Capital spending by companies grew 10.7 percent from a year earlier in the April-June quarter for the fifth straight quarterly increase, the Finance Ministry reported Monday.
The rate of increase is the highest since the ministry adopted the current calculation method in the July-September period of 2001, fueling hope that Japan’s economic growth data for the April-June quarter will be revised upward.
Manufacturers spent 5.6 percent more on plants and equipment, an increase for the fifth straight quarter, while nonmanufacturers spent 13.0 percent more, up for the third consecutive quarter, the ministry’s quarterly survey showed.
Makers of electrical machinery and information and telecom devices led the growth with a gain of 32.0 percent, while capital spending by the service industry, including leasing, rose 22.3 percent. But spending by automakers fell 13.7 percent.
Private-sector economists said the upbeat findings are likely to push up revised data for Japan’s gross domestic product for the April-June quarter, which will be released Friday.
“Although capital spending by manufacturers showed a sign of slowing, spending by nonmanufacturers posted a stronger than expected increase for the reporting quarter,” said Takahide Kiuchi, a senior economist at Nomura Securities Co.
“The firm capital spending data suggest that the perceptions of the weaker than expected GDP growth for the April-June period were too pessimistic,” he said.
The Cabinet Office said in a preliminary report Aug. 13 that the economy grew a real 0.4 percent in the April-June period from the previous quarter, or an annualized expansion of 1.7 percent.
The figures were below the average market projection of a 1.0 percent quarter-on-quarter rise and an annualized 4.3 percent growth. The downbeat results were seen as a sign of slowdown in the nation’s economic recovery, which has been led by strong exports and capital investment.
Kiuchi said he expects an upward revision in capital spending to lift the April-June real GDP by 0.2 percentage point from the previous quarter, or 0.7 percentage point in annualized terms.
The government will issue a revised estimate Friday.
The combined corporate pretax profits for the three-month period meanwhile expanded 34.3 percent from a year earlier for the eighth straight quarterly increase.
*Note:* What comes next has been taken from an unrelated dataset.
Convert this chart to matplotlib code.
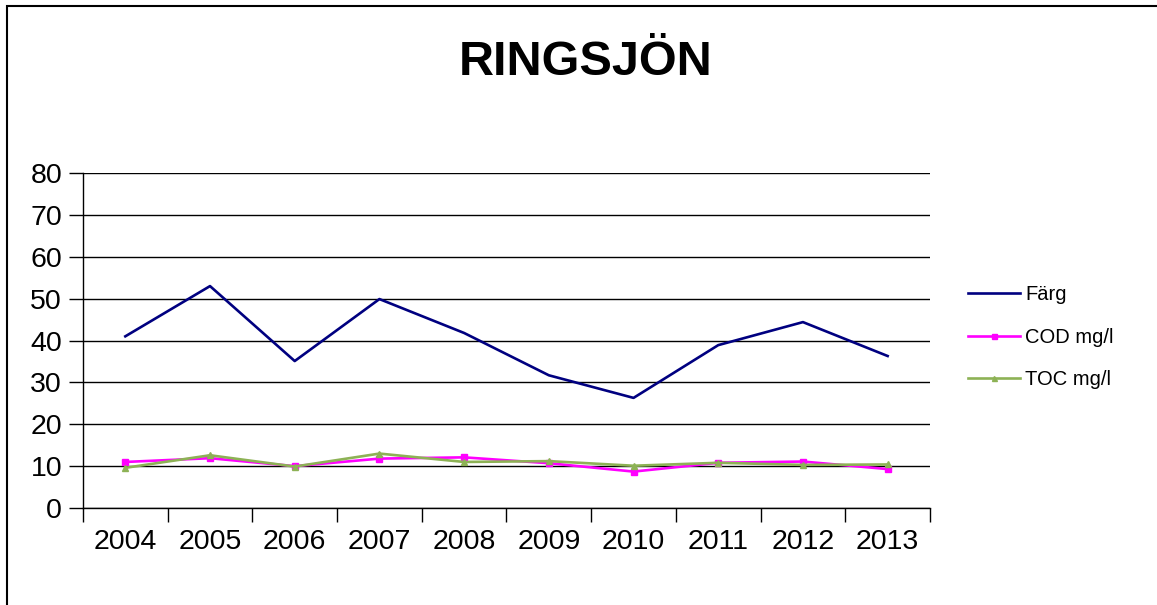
import matplotlib.pyplot as plt
from matplotlib.patches import Rectangle

plt.rcParams['font.family'] = ['Liberation Sans', 'DejaVu Sans']

years = ['2004', '2005', '2006', '2007', '2008', '2009', '2010', '2011', '2012', '2013']
farg = [41.0, 53.0, 35.1, 49.9, 41.8, 31.7, 26.3, 38.9, 44.4, 36.3]
cod = [11.0, 11.9, 10.0, 11.8, 12.1, 10.7, 8.7, 10.8, 11.1, 9.3]
toc = [9.6, 12.6, 9.9, 13.0, 11.0, 11.2, 10.1, 10.8, 10.3, 10.4]

fig = plt.figure(figsize=(11.57, 6.05), dpi=100)
# outer frame (only left and top edges visible)
fig.patches.append(Rectangle((0.006, -0.1), 1.1, 1.09, transform=fig.transFigure,
                             fill=False, edgecolor='black', linewidth=1.5))

ax = fig.add_axes([0.0717, 0.1603, 0.7321, 0.5537])
x = list(range(len(years)))
ax.plot(x, farg, color='#000080', lw=1.9, label='Färg')
ax.plot(x, cod, color='#FF00FF', lw=1.9, marker='s', markersize=4.5, label='COD mg/l')
ax.plot(x, toc, color='#8DB255', lw=1.9, marker='^', markersize=4.5, label='TOC mg/l')

ax.set_xlim(-0.5, len(years) - 0.5)
ax.set_ylim(0, 80)
ax.set_yticks(range(0, 81, 10))
ax.set_xticks([i - 0.5 for i in range(len(years) + 1)])
ax.set_xticklabels([])
ax.set_xticks(x, minor=True)
ax.set_xticklabels(years, minor=True)
ax.tick_params(axis='x', which='minor', length=0, labelsize=20.5, pad=15)
ax.tick_params(axis='x', which='major', length=10, width=1, direction='out')
ax.tick_params(axis='y', length=10, width=1, direction='out', labelsize=20.5, pad=5)
ax.yaxis.grid(True, color='black', lw=1)
ax.set_axisbelow(True)
for s in ['top', 'right']:
    ax.spines[s].set_visible(False)
for s in ['left', 'bottom']:
    ax.spines[s].set_linewidth(1)

fig.text(0.506, 0.897, 'RINGSJÖN', ha='center', va='center', fontsize=35, fontweight='bold')

ax.legend(loc='center left', bbox_to_anchor=(1.023, 0.51), frameon=False, fontsize=14.5,
          handlelength=2.6, handletextpad=0.25, labelspacing=1.17, markerscale=0.8)

fig.savefig('out.png', dpi=100)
Manufacturers’ pretax profits climbed 37.8 percent, up for eight quarters in a row, while nonmanufacturers’ profits rose 31.8 percent, up for five quarters.
Combined sales increased 5.4 percent, up for the fifth consecutive quarter. Sales by manufacturers climbed 4.4 percent, up for the seventh straight quarter, while nonmanufacturers’ sales rose 5.8 percent, up for the fifth quarter in a row.
The Finance Ministry sent questionnaires to 26,271 companies selected at random from among those capitalized at 10 million yen or more, of which 20,596 responded. The survey excluded financial institutions.